The unceremonious ouster of Cyrus Mistry as the Chairman of the Tata group has everyone speculating about the reasons behind the move. The most common ones being cited are lack of vision, sale of Tata Steel assets and the manner in which the dispute with NTT Docomo over the stake-sale in Tata Teleservices was managed.
Here we dwell on the nitty-gritty of the Tata Docomo skirmish to examine if Cyrus Mistry could have handled it any differently.
NTT Docomo had acquired 26.5 per cent stake in Tata Teleservices Ltd (TTSL) between 2009 and 2011 for ₹13,070 crore. The two companies signed a deal in 2009, which gave Docomo the option to sell its entire stake in TTSL by December 2014. Tatas had to find a buyer for these shares, else they had to buy them back from the Japanese company at half the amount invested — ₹7,250 crore.

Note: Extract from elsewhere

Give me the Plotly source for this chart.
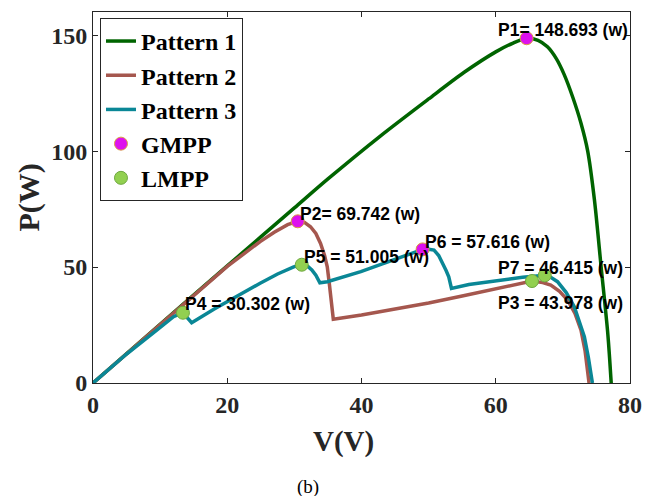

The Japanese company decided to exit the joint venture in April 2014. Since a buyer could not be found for these shares, Tata Sons had to buy them at ₹58.05 a share, according to the 2009 agreement.
The Tatas had not been opposed to meeting its contractual obligation. But the deal got stalled because the company could not obtain permission from the Reserve Bank of India for the share buy-back. This was because the RBI had barred the inclusion of put options (that gave the buyer the option to sell the shares at a defined price in future) in FDI deals. It was held that inclusion of these made the overseas investor get a fixed return after a period, and hence qualified as external commercial borrowing, and not as FDI.
The Central Bank gave some leeway to foreign investors in 2014 by allowing share buy-backs in FDI, but these had to take place at fair value as determined by the stock market price or other specified financial metrics such as the return on equity as per the latest audited balance sheet.
The value of shares of TTSL, as valued by an independent consultant, was ₹23.34 a share when NTT Docomo divested its stake. This was therefore almost half of the value that was due as per the original deal.
The RBI relented in 2015 and agreed to the buy-back as per the original deal in 2015, but the Centre has held on to its stance that the buy-back should take place at fair value only.
NTT Docomo went on to seek international arbitration in the matter and in June this year, the London Court of International Arbitration ruled that Tata Sons should pay $1.17 billion to NTT Docomo, as the commercial agreement was valid when the deal was signed. Tata Sons, however, continues to wring its hands at its inability to do as per the ruling, as Indian laws and policies forbid it to do so.
The ball is now in the Delhi High Court, with both parties presenting their cases here. The Tatas have deposited the amount under dispute with the High Court and the next hearing in the case is scheduled in the first week of December.
Docomo has, meanwhile, tried to enforce the LCIA’s judgement in the US District Court for Southern District of New York. “The decision of the LCIA (London Court of International Arbitration) that Tata has breached its commercial agreement and owes Docomo $1.2 billion in damages is enforceable in any country, which is a signatory to the New York Convention, including the United States. Until Docomo receives the full amount due, it will continue to seek enforcement globally,” said a statement from the Japanese company.
As the dispute drags on, there is little that Tata Sons or Cyrus Mistry can do to sort out this tangle. Since this is an FDI, any deal between the two parties would require clearances from the government as well as the central bank. With the price at which the deal has to be done, also specified under the law, Tata Sons has little room to manoeuvre. It is therefore only fair that Cyrus Mistry is absolved from the blame that he botched up this settlement.